• _Available data_

-*-

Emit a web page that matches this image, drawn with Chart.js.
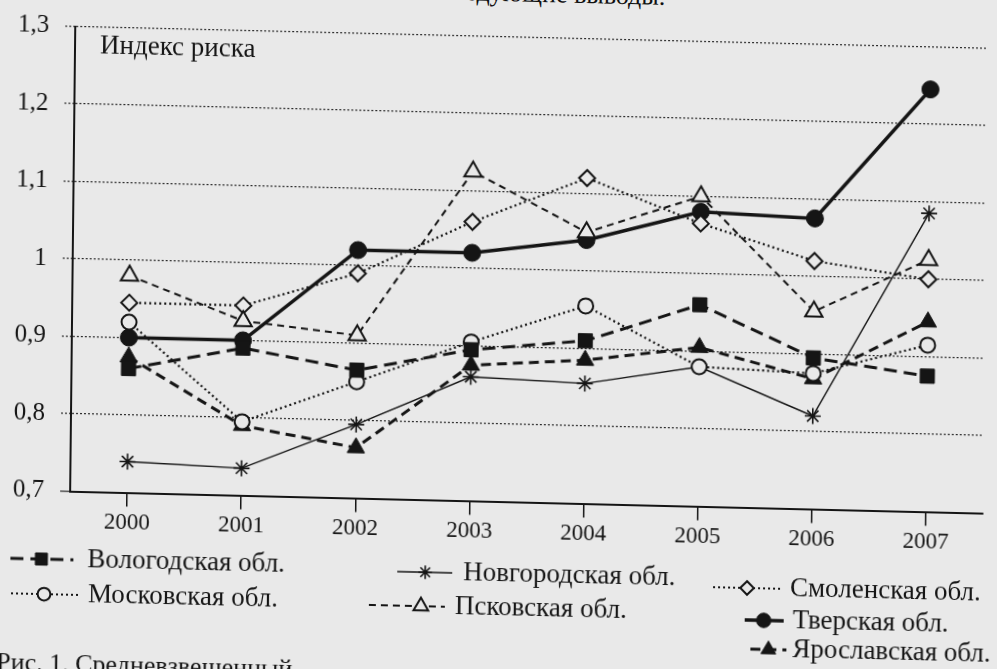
<!DOCTYPE html>
<html lang="ru">
<head>
<meta charset="utf-8">
<title>Индекс риска</title>
<script src="https://cdn.jsdelivr.net/npm/chart.js@4.4.1/dist/chart.umd.min.js"></script>
<style>
  html, body { margin: 0; padding: 0; background: #e9e9e9; overflow: hidden; }
  /* the scan is skewed a little: rows drop to the right, columns lean left */
  #page { position: absolute; left: 0; top: 0; width: 997px; height: 669px; transform: matrix(1, 0.024, -0.011, 1, 0, 0); }
  #chart { position: absolute; left: 0; top: 0; }
  .note { position: absolute; font-family: "Liberation Serif", serif; font-size: 26px; color: #111; white-space: nowrap; line-height: 30px; }
</style>
</head>
<body>
<div id="page">
  <div class="note" style="left:437px; top:-22px;">следующие выводы.</div>
  <canvas id="chart" width="997" height="669"></canvas>
  <div class="note" style="left:0px; top:659px;">Рис. 1. Средневзвешенный</div>
</div>
<script>
const years = ['2000', '2001', '2002', '2003', '2004', '2005', '2006', '2007'];

const vologda   = [0.86, 0.89, 0.865, 0.895, 0.91, 0.96, 0.895, 0.875];
const moscow    = [0.92, 0.795, 0.85, 0.905, 0.955, 0.88, 0.875, 0.915];
const novgorod  = [0.74, 0.735, 0.795, 0.86, 0.855, 0.88, 0.82, 1.085];
const pskov     = [0.98, 0.925, 0.91, 1.125, 1.05, 1.10, 0.955, 1.025];
const smolensk  = [0.945, 0.945, 0.99, 1.06, 1.12, 1.065, 1.02, 1.0];
const tver      = [0.90, 0.90, 1.02, 1.02, 1.04, 1.08, 1.075, 1.245];
const yaroslavl = [0.875, 0.79, 0.765, 0.875, 0.885, 0.905, 0.868, 0.945];

const yTicks = [0.7, 0.8, 0.9, 1.0, 1.1, 1.2, 1.3];
const yTitle = 'Индекс риска';

const ink = '#151515';
const paper = '#e9e9e9';
const serif = '"Liberation Serif", "Times New Roman", serif';

function series(label, data, style) {
  return Object.assign({
    label: label,
    data: data,
    borderColor: ink,
    pointBorderColor: ink,
    fill: false,
    tension: 0
  }, style);
}

const datasets = [
  series('Вологодская обл.', vologda, { borderWidth: 3, borderDash: [13, 7], pointStyle: 'rect', pointRadius: 10, pointBackgroundColor: ink, pointBorderWidth: 1 }),
  series('Московская обл.', moscow, { borderWidth: 2.2, borderDash: [2, 3], pointStyle: 'circle', pointRadius: 7.5, pointBackgroundColor: paper, pointBorderWidth: 2 }),
  series('Новгородская обл.', novgorod, { borderWidth: 1.4, pointStyle: 'star', pointRadius: 8, pointBackgroundColor: ink, pointBorderWidth: 1.6 }),
  series('Псковская обл.', pskov, { borderWidth: 2, borderDash: [7, 5], pointStyle: 'triangle', pointRadius: 10, pointBackgroundColor: paper, pointBorderWidth: 2 }),
  series('Смоленская обл.', smolensk, { borderWidth: 2.2, borderDash: [2, 3], pointStyle: 'rectRot', pointRadius: 8, pointBackgroundColor: paper, pointBorderWidth: 2 }),
  series('Тверская обл.', tver, { borderWidth: 3.5, pointStyle: 'circle', pointRadius: 8.5, pointBackgroundColor: ink, pointBorderWidth: 1 }),
  series('Ярославская обл.', yaroslavl, { borderWidth: 3, borderDash: [10, 6], pointStyle: 'triangle', pointRadius: 10, pointBackgroundColor: ink, pointBorderWidth: 1 })
];

// legend sample: line from x0 to x1, marker at mx, label at tx, all on row y
const legendPlaces = [
  { x0: 13, x1: 76, mx: 44, tx: 90, y: 570 },
  { x0: 14, x1: 84, mx: 47, tx: 91, y: 605 },
  { x0: 400, x1: 455, mx: 428, tx: 466, y: 574 },
  { x0: 372, x1: 448, mx: 424, tx: 458, y: 608 },
  { x0: 716, x1: 785, mx: 750, tx: 793, y: 582 },
  { x0: 748, x1: 787, mx: 767, tx: 796, y: 614 },
  { x0: 754, x1: 790, mx: 772, tx: 796, y: 643 }
];

const paperPlugin = {
  id: 'paperText',
  afterDraw(chart) {
    const ctx = chart.ctx;
    ctx.save();
    ctx.fillStyle = ink;
    ctx.textBaseline = 'middle';
    ctx.font = '27px ' + serif;
    ctx.fillText(yTitle, 97, 56);

    ctx.font = '27px ' + serif;
    chart.data.datasets.forEach(function(ds, i) {
      const p = legendPlaces[i];
      ctx.strokeStyle = ink;
      ctx.lineWidth = ds.borderWidth;
      ctx.setLineDash(ds.borderDash || []);
      ctx.beginPath();
      ctx.moveTo(p.x0, p.y);
      ctx.lineTo(p.x1, p.y);
      ctx.stroke();
      ctx.setLineDash([]);
      ctx.fillStyle = ds.pointBackgroundColor;
      ctx.lineWidth = ds.pointBorderWidth;
      Chart.helpers.drawPoint(ctx, {
        pointStyle: ds.pointStyle,
        radius: ds.pointRadius * 0.85,
        rotation: 0,
        borderWidth: ds.pointBorderWidth
      }, p.mx, p.y);
      ctx.fillStyle = ink;
      ctx.fillText(ds.label, p.tx, p.y);
    });
    ctx.restore();
  }
};

const ctx = document.querySelector('#chart').getContext('2d');

const riskChart = new Chart(ctx, {
  type: 'line',
  data: {
    labels: years,
    datasets: datasets
  },
  options: {
    responsive: false,
    animation: false,
    layout: { padding: { top: 36.5, right: 0, bottom: 125.5, left: 0 } },
    plugins: {
      legend: { display: false },
      tooltip: { enabled: false }
    },
    scales: {
      x: {
        offset: true,
        grid: { drawOnChartArea: false, drawTicks: true, tickLength: 14, offset: false, color: ink, lineWidth: 1.5 },
        border: { display: true, color: ink, width: 2 },
        ticks: { color: ink, font: { family: serif, size: 23 }, padding: 3, maxRotation: 0, autoSkip: false },
        afterFit: function(scale) { scale.height = 42; }
      },
      y: {
        min: 0.7,
        max: 1.3,
        afterBuildTicks: function(scale) {
          scale.ticks = yTicks.map(function(v) { return { value: v }; });
        },
        grid: {
          color: '#2a2a2a',
          lineWidth: 1.2,
          drawTicks: true,
          tickLength: 10,
          tickColor: '#2a2a2a',
          tickBorderDash: function(c) { return c.index === 0 ? [] : [2, 2]; }
        },
        border: { display: true, color: ink, width: 2, dash: [2, 2] },
        ticks: {
          color: ink,
          font: { family: serif, size: 25 },
          padding: 16,
          callback: function(v) { return String(Math.round(v * 10) / 10).replace('.', ','); }
        },
        afterFit: function(scale) { scale.width = 72; }
      }
    }
  },
  plugins: [paperPlugin]
});
</script>
</body>
</html>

-*-

• _Your task_
The pictures should not be reproduced; quote all of the other material exactly.

• _Output for this exercise_
Emit a web page that matches this image, drawn with Chart.js.
<!DOCTYPE html>
<html lang="ru">
<head>
<meta charset="utf-8">
<title>Индекс риска</title>
<script src="https://cdn.jsdelivr.net/npm/chart.js@4.4.1/dist/chart.umd.min.js"></script>
<style>
  html, body { margin: 0; padding: 0; background: #e9e9e9; overflow: hidden; }
  /* the scan is skewed a little: rows drop to the right, columns lean left */
  #page { position: absolute; left: 0; top: 0; width: 997px; height: 669px; transform: matrix(1, 0.024, -0.011, 1, 0, 0); }
  #chart { position: absolute; left: 0; top: 0; }
  .note { position: absolute; font-family: "Liberation Serif", serif; font-size: 26px; color: #111; white-space: nowrap; line-height: 30px; }
</style>
</head>
<body>
<div id="page">
  <div class="note" style="left:437px; top:-22px;">следующие выводы.</div>
  <canvas id="chart" width="997" height="669"></canvas>
  <div class="note" style="left:0px; top:659px;">Рис. 1. Средневзвешенный</div>
</div>
<script>
const years = ['2000', '2001', '2002', '2003', '2004', '2005', '2006', '2007'];

const vologda   = [0.86, 0.89, 0.865, 0.895, 0.91, 0.96, 0.895, 0.875];
const moscow    = [0.92, 0.795, 0.85, 0.905, 0.955, 0.88, 0.875, 0.915];
const novgorod  = [0.74, 0.735, 0.795, 0.86, 0.855, 0.88, 0.82, 1.085];
const pskov     = [0.98, 0.925, 0.91, 1.125, 1.05, 1.10, 0.955, 1.025];
const smolensk  = [0.945, 0.945, 0.99, 1.06, 1.12, 1.065, 1.02, 1.0];
const tver      = [0.90, 0.90, 1.02, 1.02, 1.04, 1.08, 1.075, 1.245];
const yaroslavl = [0.875, 0.79, 0.765, 0.875, 0.885, 0.905, 0.868, 0.945];

const yTicks = [0.7, 0.8, 0.9, 1.0, 1.1, 1.2, 1.3];
const yTitle = 'Индекс риска';

const ink = '#151515';
const paper = '#e9e9e9';
const serif = '"Liberation Serif", "Times New Roman", serif';

function series(label, data, style) {
  return Object.assign({
    label: label,
    data: data,
    borderColor: ink,
    pointBorderColor: ink,
    fill: false,
    tension: 0
  }, style);
}

const datasets = [
  series('Вологодская обл.', vologda, { borderWidth: 3, borderDash: [13, 7], pointStyle: 'rect', pointRadius: 10, pointBackgroundColor: ink, pointBorderWidth: 1 }),
  series('Московская обл.', moscow, { borderWidth: 2.2, borderDash: [2, 3], pointStyle: 'circle', pointRadius: 7.5, pointBackgroundColor: paper, pointBorderWidth: 2 }),
  series('Новгородская обл.', novgorod, { borderWidth: 1.4, pointStyle: 'star', pointRadius: 8, pointBackgroundColor: ink, pointBorderWidth: 1.6 }),
  series('Псковская обл.', pskov, { borderWidth: 2, borderDash: [7, 5], pointStyle: 'triangle', pointRadius: 10, pointBackgroundColor: paper, pointBorderWidth: 2 }),
  series('Смоленская обл.', smolensk, { borderWidth: 2.2, borderDash: [2, 3], pointStyle: 'rectRot', pointRadius: 8, pointBackgroundColor: paper, pointBorderWidth: 2 }),
  series('Тверская обл.', tver, { borderWidth: 3.5, pointStyle: 'circle', pointRadius: 8.5, pointBackgroundColor: ink, pointBorderWidth: 1 }),
  series('Ярославская обл.', yaroslavl, { borderWidth: 3, borderDash: [10, 6], pointStyle: 'triangle', pointRadius: 10, pointBackgroundColor: ink, pointBorderWidth: 1 })
];

// legend sample: line from x0 to x1, marker at mx, label at tx, all on row y
const legendPlaces = [
  { x0: 13, x1: 76, mx: 44, tx: 90, y: 570 },
  { x0: 14, x1: 84, mx: 47, tx: 91, y: 605 },
  { x0: 400, x1: 455, mx: 428, tx: 466, y: 574 },
  { x0: 372, x1: 448, mx: 424, tx: 458, y: 608 },
  { x0: 716, x1: 785, mx: 750, tx: 793, y: 582 },
  { x0: 748, x1: 787, mx: 767, tx: 796, y: 614 },
  { x0: 754, x1: 790, mx: 772, tx: 796, y: 643 }
];

const paperPlugin = {
  id: 'paperText',
  afterDraw(chart) {
    const ctx = chart.ctx;
    ctx.save();
    ctx.fillStyle = ink;
    ctx.textBaseline = 'middle';
    ctx.font = '27px ' + serif;
    ctx.fillText(yTitle, 97, 56);

    ctx.font = '27px ' + serif;
    chart.data.datasets.forEach(function(ds, i) {
      const p = legendPlaces[i];
      ctx.strokeStyle = ink;
      ctx.lineWidth = ds.borderWidth;
      ctx.setLineDash(ds.borderDash || []);
      ctx.beginPath();
      ctx.moveTo(p.x0, p.y);
      ctx.lineTo(p.x1, p.y);
      ctx.stroke();
      ctx.setLineDash([]);
      ctx.fillStyle = ds.pointBackgroundColor;
      ctx.lineWidth = ds.pointBorderWidth;
      Chart.helpers.drawPoint(ctx, {
        pointStyle: ds.pointStyle,
        radius: ds.pointRadius * 0.85,
        rotation: 0,
        borderWidth: ds.pointBorderWidth
      }, p.mx, p.y);
      ctx.fillStyle = ink;
      ctx.fillText(ds.label, p.tx, p.y);
    });
    ctx.restore();
  }
};

const ctx = document.querySelector('#chart').getContext('2d');

const riskChart = new Chart(ctx, {
  type: 'line',
  data: {
    labels: years,
    datasets: datasets
  },
  options: {
    responsive: false,
    animation: false,
    layout: { padding: { top: 36.5, right: 0, bottom: 125.5, left: 0 } },
    plugins: {
      legend: { display: false },
      tooltip: { enabled: false }
    },
    scales: {
      x: {
        offset: true,
        grid: { drawOnChartArea: false, drawTicks: true, tickLength: 14, offset: false, color: ink, lineWidth: 1.5 },
        border: { display: true, color: ink, width: 2 },
        ticks: { color: ink, font: { family: serif, size: 23 }, padding: 3, maxRotation: 0, autoSkip: false },
        afterFit: function(scale) { scale.height = 42; }
      },
      y: {
        min: 0.7,
        max: 1.3,
        afterBuildTicks: function(scale) {
          scale.ticks = yTicks.map(function(v) { return { value: v }; });
        },
        grid: {
          color: '#2a2a2a',
          lineWidth: 1.2,
          drawTicks: true,
          tickLength: 10,
          tickColor: '#2a2a2a',
          tickBorderDash: function(c) { return c.index === 0 ? [] : [2, 2]; }
        },
        border: { display: true, color: ink, width: 2, dash: [2, 2] },
        ticks: {
          color: ink,
          font: { family: serif, size: 25 },
          padding: 16,
          callback: function(v) { return String(Math.round(v * 10) / 10).replace('.', ','); }
        },
        afterFit: function(scale) { scale.width = 72; }
      }
    }
  },
  plugins: [paperPlugin]
});
</script>
</body>
</html>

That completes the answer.